Soal gaya berbusana, Presiden Sukarno termasuk salah satu pemimpin negara yang paling necis di abad ke-20. Apakah itu dalam balutan seragam militer maupun pakaian sipil, ketika menghadiri hajatan formal Sukarno selalu terlihat dendi. Barangkali yang mampu menandingi Sukarno perkara fesyen ialah Presiden Yugoslavia Josip Broz Tito. Penyandingan ini diakui sendiri oleh putra Bung Karno, Guntur Sukarnoputra.
“Aku rasa nggak ada yang bisa ngalahin rapihnya dan menterengnya cara berpakaian Presiden; Pemimpin Revolusi Yugoslavia Josip Broz Tito, baik kalau ia sedang berpakaian secara sipil ataupun militer. Benar-benar bukan main ‘kemepyarnya’ cara dandanan pakaian ‘Banteng Neretva ini’,” kata Guntur dalam Bung Karno dan Kesayangannya.
Guntur dalam beberapa kesempatan ikut serta dalam kunjungan kenegaraan Bung Karno ke Yugoslavia. Salah satunya ketika Konferensi Tingkat Tinggi Non Blok dihelat di Beograd, Yugoslavia pada September 1961. Itulah sebabnya Guntur bisa melihat penampilan Tito dari jarak dekat. Dia juga menyaksikan betapa erat keakraban yang terjalin antara Sukarno dengan Tito. Mulai dari satu mobil ke mana-mana hingga nonton kabaret bersama.
Baca juga: Cerita Sukarno Nonton Kabaret di Beograd
Meski sama-sama “pesolek”, Sukarno dan Tito punya pandangan berbeda mengenai kekuatan negara masing-masing. Dalam Dunia dalam Genggaman Bung Karno, Sigit Aris Prasetyo mengutip cerita populer di kalangan sejarawan Serbia tentang percakapan antara Sukarno dan Tito. Sekali waktu Sukarno menanyakan Tito, bagaimana nasib bangsa Yugoslavia setelah Tito tiada.
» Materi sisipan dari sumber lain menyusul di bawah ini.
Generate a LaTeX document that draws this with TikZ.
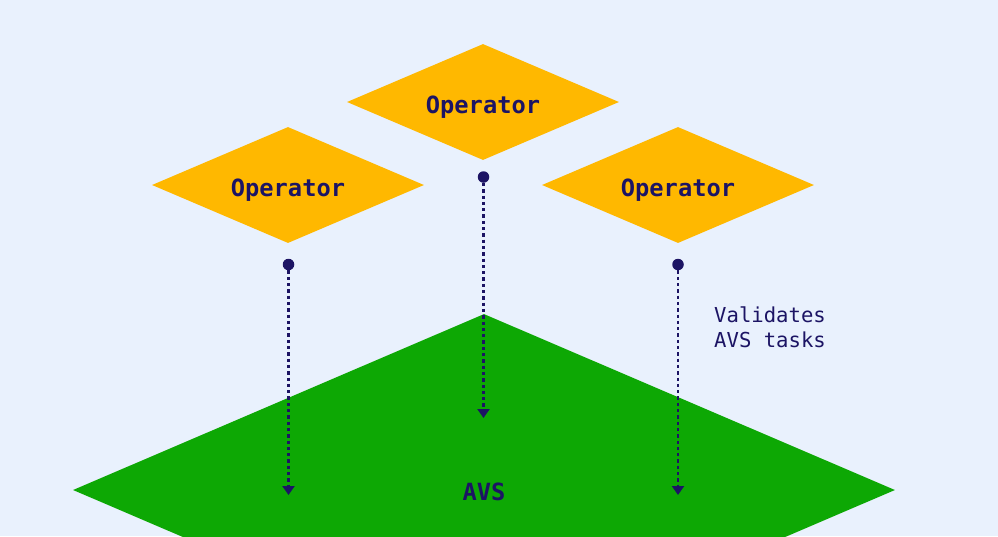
\documentclass[tikz,border=0pt]{standalone}
\usepackage{fontspec}
\setmonofont{DejaVu Sans Mono}
\usetikzlibrary{shapes.geometric,arrows.meta}
\definecolor{fondo}{HTML}{E9F1FD}
\definecolor{amar}{HTML}{FFB800}
\definecolor{verde}{HTML}{0DA804}
\definecolor{tinta}{HTML}{1C1464}
\newcommand{\flecha}[2]{\draw[flujo] (#1) -- (#2);}

\begin{document}
\begin{tikzpicture}[x=1pt,y=-1pt,
  oper/.style={diamond,aspect=2.345,fill=amar,inner sep=0pt,minimum width=272pt,minimum height=116pt,
    text=tinta,text height=22pt,text depth=0pt,font=\ttfamily\bfseries\fontsize{23.7}{28}\selectfont},
  punto/.style={circle,fill=tinta,inner sep=0pt,minimum size=11.5pt},
  flujo/.style={tinta,line width=2.2pt,dash pattern=on 3.3pt off 3pt,
    -{Triangle[width=12pt,length=9pt]}}]
  % fondo
  \fill[fondo] (0,0) rectangle (998,536);
  \useasboundingbox (0,0) rectangle (998,536);

  % AVS
  \begin{scope}
    \clip (0,0) rectangle (998,536);
    \node[diamond,aspect=2.345,fill=verde,inner sep=0pt,minimum width=822pt,minimum height=352pt] (avs) at (484,490) {};
  \end{scope}
  \node[text=tinta,font=\ttfamily\bfseries\fontsize{23.7}{28}\selectfont] (avst) at (484,492) {AVS};

  % operadores
  \node[oper] (op1) at (288,185) {Operator};
  \node[oper] (op2) at (483,102) {Operator};
  \node[oper] (op3) at (678,185) {Operator};

  % puntos y flechas
  \node[punto] (p1) at (288.5,264.5) {};
  \node[punto] (p2) at (483.5,177) {};
  \node[punto] (p3) at (678,264.5) {};
  \coordinate (f1) at (288.5,495);
  \coordinate (f2) at (483.5,418);
  \coordinate (f3) at (678,495);
  \flecha{p1}{f1}
  \flecha{p2}{f2}
  \flecha{p3}{f3}

  % texto
  \node[anchor=west,align=left,text=tinta,inner sep=0pt,
    font=\ttfamily\fontsize{20.6}{25}\selectfont] (val) at (714,327) {Validates\\AVS tasks};
\end{tikzpicture}
\end{document}
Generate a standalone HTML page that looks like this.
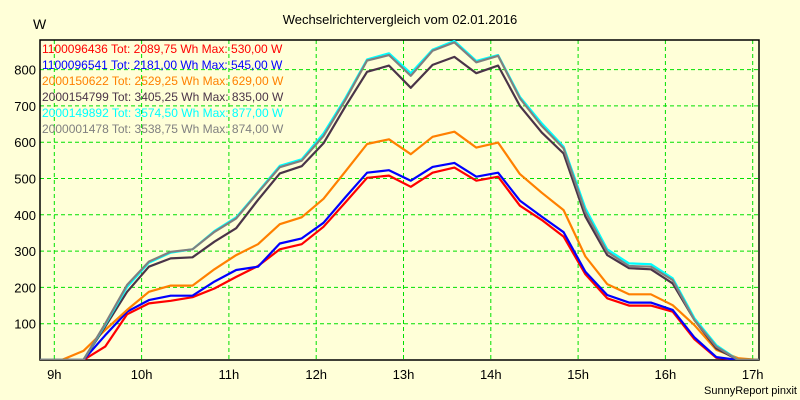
<!DOCTYPE html>
<html><head><meta charset="utf-8"><style>
body{margin:0;background:#ffffd8;}
svg{display:block;font-family:"Liberation Sans",sans-serif;}
</style></head><body>
<svg id="chart" width="800" height="400" viewBox="0 0 800 400">
<rect x="0" y="0" width="800" height="400" fill="#ffffd8"/>
<text x="400" y="24" font-size="13" text-anchor="middle" fill="#000">Wechselrichtervergleich vom 02.01.2016</text>
<text x="33" y="29" font-size="14" fill="#000">W</text>
<g id="grid"></g><g id="axes"></g><g id="series"></g><g id="legend"></g>
<text x="797" y="394" font-size="11" text-anchor="end" fill="#000">SunnyReport pinxit</text>
</svg>
<script>
const times=["8:50","9:05","9:20","9:35","9:50","10:05","10:20","10:35","10:50","11:05","11:20","11:35","11:50","12:05","12:20","12:35","12:50","13:05","13:20","13:35","13:50","14:05","14:20","14:35","14:50","15:05","15:20","15:35","15:50","16:05","16:20","16:35","16:50","17:05"];
const red=[0,0,0,37,126,156,163,173,197,229,259,305,319,367,434,502,508,477,516,530,494,505,425,386,340,236,170,150,150,133,57,6,0,0];
const blue=[0,0,0,68,133,165,177,177,216,248,257,321,335,378,448,516,523,494,532,543,505,516,439,395,352,243,179,158,158,138,62,8,0,0];
const orange=[0,0,25,83,138,188,205,205,250,289,319,374,393,444,519,595,608,567,615,629,585,599,512,461,413,285,209,181,181,151,96,28,5,0];
const dark=[0,0,0,92,188,257,280,283,326,363,441,514,534,597,698,794,811,750,813,835,790,811,700,627,569,395,289,253,250,211,110,32,0,0];
const cyan=[0,0,0,97,201,268,296,305,355,393,463,535,553,624,721,828,845,790,855,879,824,840,725,652,588,418,305,266,264,225,115,41,0,0];
const gray=[0,0,0,100,207,271,298,305,353,390,461,531,549,617,716,825,840,783,852,875,820,838,721,645,583,408,298,259,257,220,110,37,0,0];
const yTicks=[100,200,300,400,500,600,700,800];
const xTicks=["9h","10h","11h","12h","13h","14h","15h","16h","17h"];
const legendLabels=["1100096436 Tot: 2089,75 Wh Max: 530,00 W","1100096541 Tot: 2181,00 Wh Max: 545,00 W","2000150622 Tot: 2529,25 Wh Max: 629,00 W","2000154799 Tot: 3405,25 Wh Max: 835,00 W","2000149892 Tot: 3574,50 Wh Max: 877,00 W","2000001478 Tot: 3538,75 Wh Max: 874,00 W"];

const NS="http://www.w3.org/2000/svg";
const L=40,R=759,T=40,B=360;
function xh(h){return 54.3+(h-9)*87.3;}
function xt(s){const p=s.split(":");return xh(+p[0]+(+p[1])/60);}
function y(v){return 360-v*0.363;}
function mk(tag,attrs,parent){const e=document.createElementNS(NS,tag);for(const k in attrs)e.setAttribute(k,attrs[k]);parent.appendChild(e);return e;}
const grid=document.getElementById('grid'),axes=document.getElementById('axes'),ser=document.getElementById('series'),leg=document.getElementById('legend');
yTicks.forEach(v=>{
 const l=mk('line',{x1:L,x2:R,y1:y(v),y2:y(v),stroke:'#00e000','stroke-dasharray':'4,3','stroke-width':1},grid);
 
 
 const t=mk('text',{x:36,y:y(v)+5,'font-size':13,'text-anchor':'end',fill:'#000'},axes);
 
 
 t.textContent=v;
});
xTicks.forEach((s,i)=>{
 const x=xh(9+i);
 const l=mk('line',{x1:x,x2:x,y1:T,y2:B,stroke:'#00e000','stroke-dasharray':'4,3','stroke-width':1},grid);
 
 
 const t=mk('text',{x:x,y:379,'font-size':13,'text-anchor':'middle',fill:'#000'},axes);
 
 
 t.textContent=s;
});
const frame=mk('rect',{x:L,y:T,width:R-L,height:B-T,fill:'none',stroke:'#000','stroke-width':1.5},axes);


const cp=mk('clipPath',{id:'clip'},ser);mk('rect',{x:L,y:T,width:R-L,height:B-T},cp);
const series=[[red,'#ff0000','series-1100096436'],[blue,'#0000ff','series-1100096541'],[orange,'#ff8000','series-2000150622'],[dark,'#4a3448','series-2000154799'],[cyan,'#00ffff','series-2000149892'],[gray,'#808080','series-2000001478']];
series.forEach((s,i)=>{
 const pts=times.map((t,j)=>xt(t).toFixed(1)+','+y(s[0][j]).toFixed(1)).join(' ');
 const p=mk('polyline',{points:pts,fill:'none',stroke:s[1],'stroke-width':2.2,'stroke-linejoin':'round','clip-path':'url(#clip)'},ser);
 
 
 const t=mk('text',{x:42,y:53+i*16,'font-size':12,fill:s[1]},leg);
 
 
 t.textContent=legendLabels[i];
});
</script>
</body></html>
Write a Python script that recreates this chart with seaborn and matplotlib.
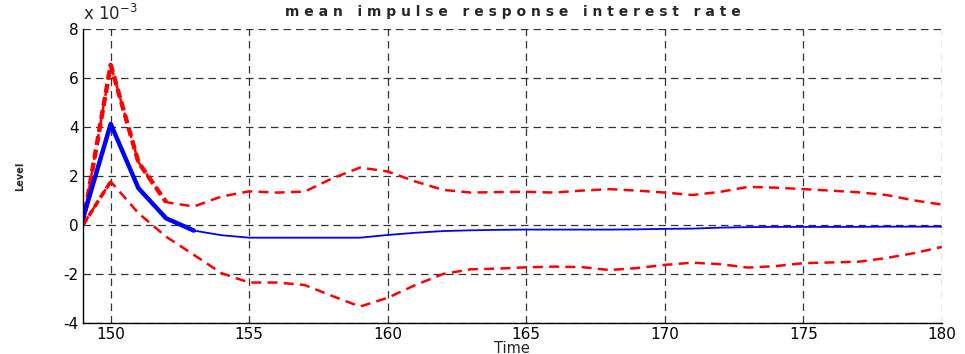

“Aku memiliki tentara-tentara yang berani dan tangguh untuk melindungi bangsa kami,” kata Tito jemawa. Pertanyaan yang sama diajukan Tito. Sukarno menukas sahabatnya itu dengan jawaban, “Aku tidak khawatir, karena aku telah meninggalkan bangsaku dengan sebuah ‘way of life’ yaitu Pancasila.”
Keberanian dan ketangguhan tentara Yugoslavia memang telah terbukti saat Perang Dunia II. Perdana Menteri Inggris Winston Churchill bahkan pernah menyatakan keberanian adalah sifat dan watak pembawaan bangsa Yugoslavia. Selama perang melawan pendudukan NAZI Jerman, tentara Yugoslavia bertempur habis-habisan secara gerilya mempertahankan tiap jengkal tanah negeri Balkan itu. Menurut P.K Ojong dalam Perang Eropa Jilid 2, penderitaan rakyat Yugoslavia jauh lebih besar daripada rakyat Belanda, Perancis, dan Beligia yang merasakan kekejaman peperangan hanya di babak awal dan terakhir dari Perang Dunia II.
Baca juga: Saat Jenderal Gatot Subroto Beraksi di Yugoslavia
Namun, pada 1980, Tito wafat. Sepuluh tahun kemudian, Yugoslavia mulai terpecah-pecah ke beberapa negara yang memerdekakan diri. Dimulai dari Slovenia, Kroasia, Makedonia, Bosnia, Montenegro, Serbia, dan Kosovo. Pertikaian dan perang saudara berlatar etnis maupun agama melanda negara-negara pecahan Yugoslavia seperti yang terjadi pada Serbia dan Bosnia. Sementara itu, Indonesia tetap eksis meskipun Sukarno telah wafat sejak 1970.
“Tidak heran bila kita lihat rangkaian peristiwa di Bosnia, Serbia, Kroasia, Kosovo, dan sebagainya di wilayah eks-Yugoslavia dalam tahun-tahun kemudian. Semuanya diwarnai kekerasan, keuletan, kekejaman, dan keberanian semua pihak yang terlibat,” tulis Ojong.